= What you will do =
Transcribe every line from the top down to the line with "ax = fig.add_axes([55", both ends included, but not the pictures.

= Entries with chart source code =

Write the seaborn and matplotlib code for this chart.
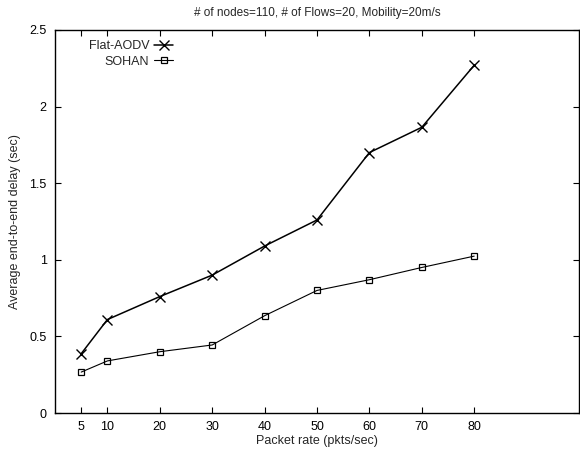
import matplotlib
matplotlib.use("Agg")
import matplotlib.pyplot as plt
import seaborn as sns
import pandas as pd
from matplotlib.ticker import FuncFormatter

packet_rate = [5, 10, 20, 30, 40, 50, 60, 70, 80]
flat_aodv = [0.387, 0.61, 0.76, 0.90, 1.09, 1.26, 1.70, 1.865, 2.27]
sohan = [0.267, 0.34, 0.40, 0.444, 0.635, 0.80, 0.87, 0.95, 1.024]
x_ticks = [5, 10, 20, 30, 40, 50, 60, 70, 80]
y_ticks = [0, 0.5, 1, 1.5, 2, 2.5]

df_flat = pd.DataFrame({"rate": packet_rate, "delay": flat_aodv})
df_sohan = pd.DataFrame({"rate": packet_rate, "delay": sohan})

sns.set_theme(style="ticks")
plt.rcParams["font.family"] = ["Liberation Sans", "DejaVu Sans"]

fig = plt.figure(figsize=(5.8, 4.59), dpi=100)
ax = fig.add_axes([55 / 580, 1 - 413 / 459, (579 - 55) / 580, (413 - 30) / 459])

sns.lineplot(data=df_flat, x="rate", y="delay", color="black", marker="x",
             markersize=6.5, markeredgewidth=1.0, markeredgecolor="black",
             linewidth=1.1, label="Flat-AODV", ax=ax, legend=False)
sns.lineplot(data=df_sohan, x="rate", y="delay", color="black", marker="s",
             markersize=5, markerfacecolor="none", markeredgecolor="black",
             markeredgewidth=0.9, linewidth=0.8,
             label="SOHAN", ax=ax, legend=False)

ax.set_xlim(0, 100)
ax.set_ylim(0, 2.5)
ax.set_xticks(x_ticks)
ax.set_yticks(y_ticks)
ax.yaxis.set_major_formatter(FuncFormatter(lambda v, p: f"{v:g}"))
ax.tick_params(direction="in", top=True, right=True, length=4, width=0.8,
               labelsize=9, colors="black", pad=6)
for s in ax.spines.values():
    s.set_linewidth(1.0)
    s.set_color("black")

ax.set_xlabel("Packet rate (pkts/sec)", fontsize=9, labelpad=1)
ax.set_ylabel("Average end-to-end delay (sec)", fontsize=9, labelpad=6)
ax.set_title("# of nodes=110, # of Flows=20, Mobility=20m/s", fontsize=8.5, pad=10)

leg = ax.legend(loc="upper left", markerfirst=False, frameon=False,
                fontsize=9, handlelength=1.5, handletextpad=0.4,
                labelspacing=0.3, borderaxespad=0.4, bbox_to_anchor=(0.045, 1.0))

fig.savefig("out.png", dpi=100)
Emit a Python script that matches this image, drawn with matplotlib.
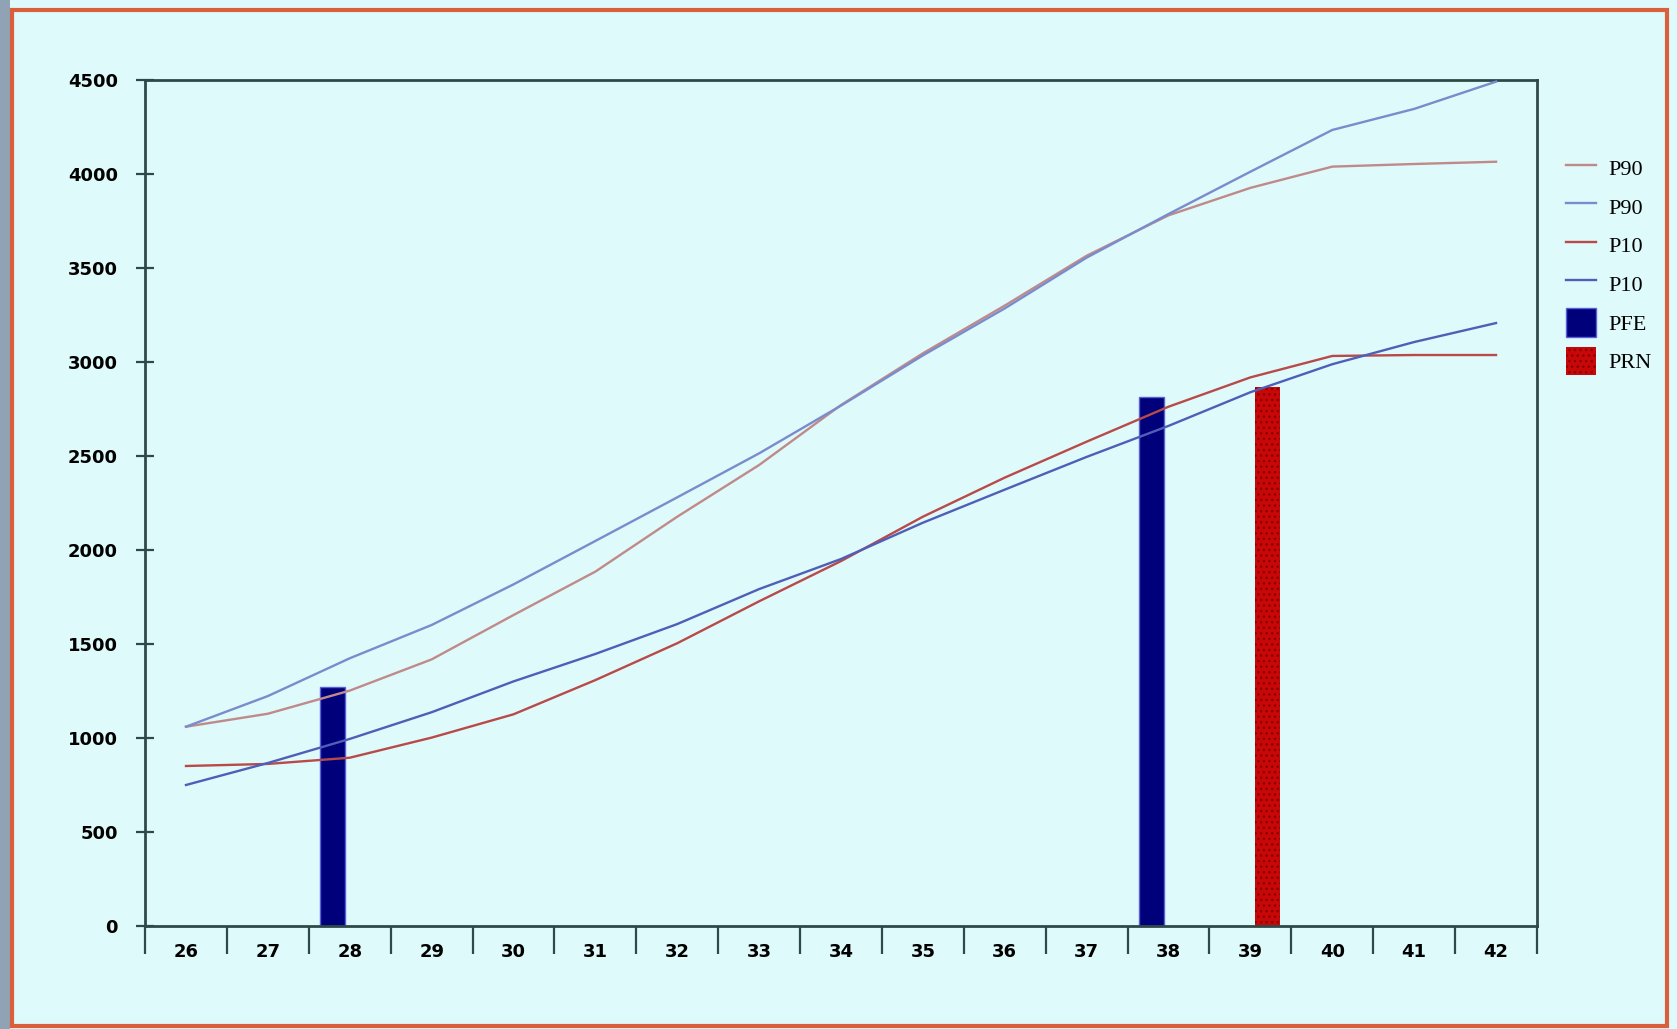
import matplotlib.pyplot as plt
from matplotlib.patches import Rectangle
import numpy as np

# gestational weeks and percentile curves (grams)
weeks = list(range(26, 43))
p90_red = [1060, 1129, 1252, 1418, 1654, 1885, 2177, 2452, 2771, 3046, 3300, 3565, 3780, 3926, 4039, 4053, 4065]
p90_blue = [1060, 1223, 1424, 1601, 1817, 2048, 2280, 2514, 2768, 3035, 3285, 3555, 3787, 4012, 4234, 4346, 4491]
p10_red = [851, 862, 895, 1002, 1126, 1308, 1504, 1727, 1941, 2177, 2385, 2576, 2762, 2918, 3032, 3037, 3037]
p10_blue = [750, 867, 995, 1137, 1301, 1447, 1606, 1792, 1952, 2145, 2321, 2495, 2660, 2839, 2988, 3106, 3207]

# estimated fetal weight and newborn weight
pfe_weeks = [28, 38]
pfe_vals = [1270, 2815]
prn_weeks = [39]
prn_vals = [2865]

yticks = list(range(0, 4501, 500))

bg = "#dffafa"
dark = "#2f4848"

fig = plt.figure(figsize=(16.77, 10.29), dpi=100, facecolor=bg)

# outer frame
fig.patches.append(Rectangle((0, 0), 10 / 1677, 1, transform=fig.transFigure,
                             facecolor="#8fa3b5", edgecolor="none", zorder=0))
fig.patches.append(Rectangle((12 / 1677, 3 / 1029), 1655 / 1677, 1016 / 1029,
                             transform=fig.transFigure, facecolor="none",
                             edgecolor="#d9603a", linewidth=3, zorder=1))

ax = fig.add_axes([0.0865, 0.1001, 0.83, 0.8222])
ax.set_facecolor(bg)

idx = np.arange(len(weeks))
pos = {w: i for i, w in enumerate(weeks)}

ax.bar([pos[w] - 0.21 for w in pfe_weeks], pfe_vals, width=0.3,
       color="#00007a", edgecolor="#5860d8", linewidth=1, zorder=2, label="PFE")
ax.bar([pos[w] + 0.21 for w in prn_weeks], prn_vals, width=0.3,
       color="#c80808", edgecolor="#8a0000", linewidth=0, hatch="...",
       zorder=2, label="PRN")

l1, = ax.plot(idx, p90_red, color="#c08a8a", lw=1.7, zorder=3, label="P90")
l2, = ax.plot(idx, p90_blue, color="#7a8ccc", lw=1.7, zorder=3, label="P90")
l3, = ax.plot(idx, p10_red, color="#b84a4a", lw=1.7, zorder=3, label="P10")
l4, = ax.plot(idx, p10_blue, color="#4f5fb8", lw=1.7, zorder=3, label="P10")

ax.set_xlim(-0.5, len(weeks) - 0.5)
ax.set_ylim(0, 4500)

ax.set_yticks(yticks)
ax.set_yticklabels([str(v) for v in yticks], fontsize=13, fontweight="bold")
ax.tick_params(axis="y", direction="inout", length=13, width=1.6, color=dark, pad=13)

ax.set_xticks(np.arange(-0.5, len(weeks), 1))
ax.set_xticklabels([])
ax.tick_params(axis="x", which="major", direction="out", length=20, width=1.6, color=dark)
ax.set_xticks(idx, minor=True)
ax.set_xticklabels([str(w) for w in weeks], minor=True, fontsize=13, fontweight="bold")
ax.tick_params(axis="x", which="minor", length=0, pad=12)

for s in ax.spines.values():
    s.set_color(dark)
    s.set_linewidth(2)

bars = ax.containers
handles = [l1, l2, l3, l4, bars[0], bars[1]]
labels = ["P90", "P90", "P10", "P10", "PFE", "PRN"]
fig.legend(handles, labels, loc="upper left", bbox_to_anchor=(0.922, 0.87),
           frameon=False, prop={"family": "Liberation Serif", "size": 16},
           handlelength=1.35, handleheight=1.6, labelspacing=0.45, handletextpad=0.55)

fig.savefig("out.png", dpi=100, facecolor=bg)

= Task answer =
Write the seaborn and matplotlib code for this chart.
import matplotlib
matplotlib.use("Agg")
import matplotlib.pyplot as plt
import seaborn as sns
import pandas as pd
from matplotlib.ticker import FuncFormatter

packet_rate = [5, 10, 20, 30, 40, 50, 60, 70, 80]
flat_aodv = [0.387, 0.61, 0.76, 0.90, 1.09, 1.26, 1.70, 1.865, 2.27]
sohan = [0.267, 0.34, 0.40, 0.444, 0.635, 0.80, 0.87, 0.95, 1.024]
x_ticks = [5, 10, 20, 30, 40, 50, 60, 70, 80]
y_ticks = [0, 0.5, 1, 1.5, 2, 2.5]

df_flat = pd.DataFrame({"rate": packet_rate, "delay": flat_aodv})
df_sohan = pd.DataFrame({"rate": packet_rate, "delay": sohan})

sns.set_theme(style="ticks")
plt.rcParams["font.family"] = ["Liberation Sans", "DejaVu Sans"]

fig = plt.figure(figsize=(5.8, 4.59), dpi=100)
ax = fig.add_axes([55 / 580, 1 - 413 / 459, (579 - 55) / 580, (413 - 30) / 459])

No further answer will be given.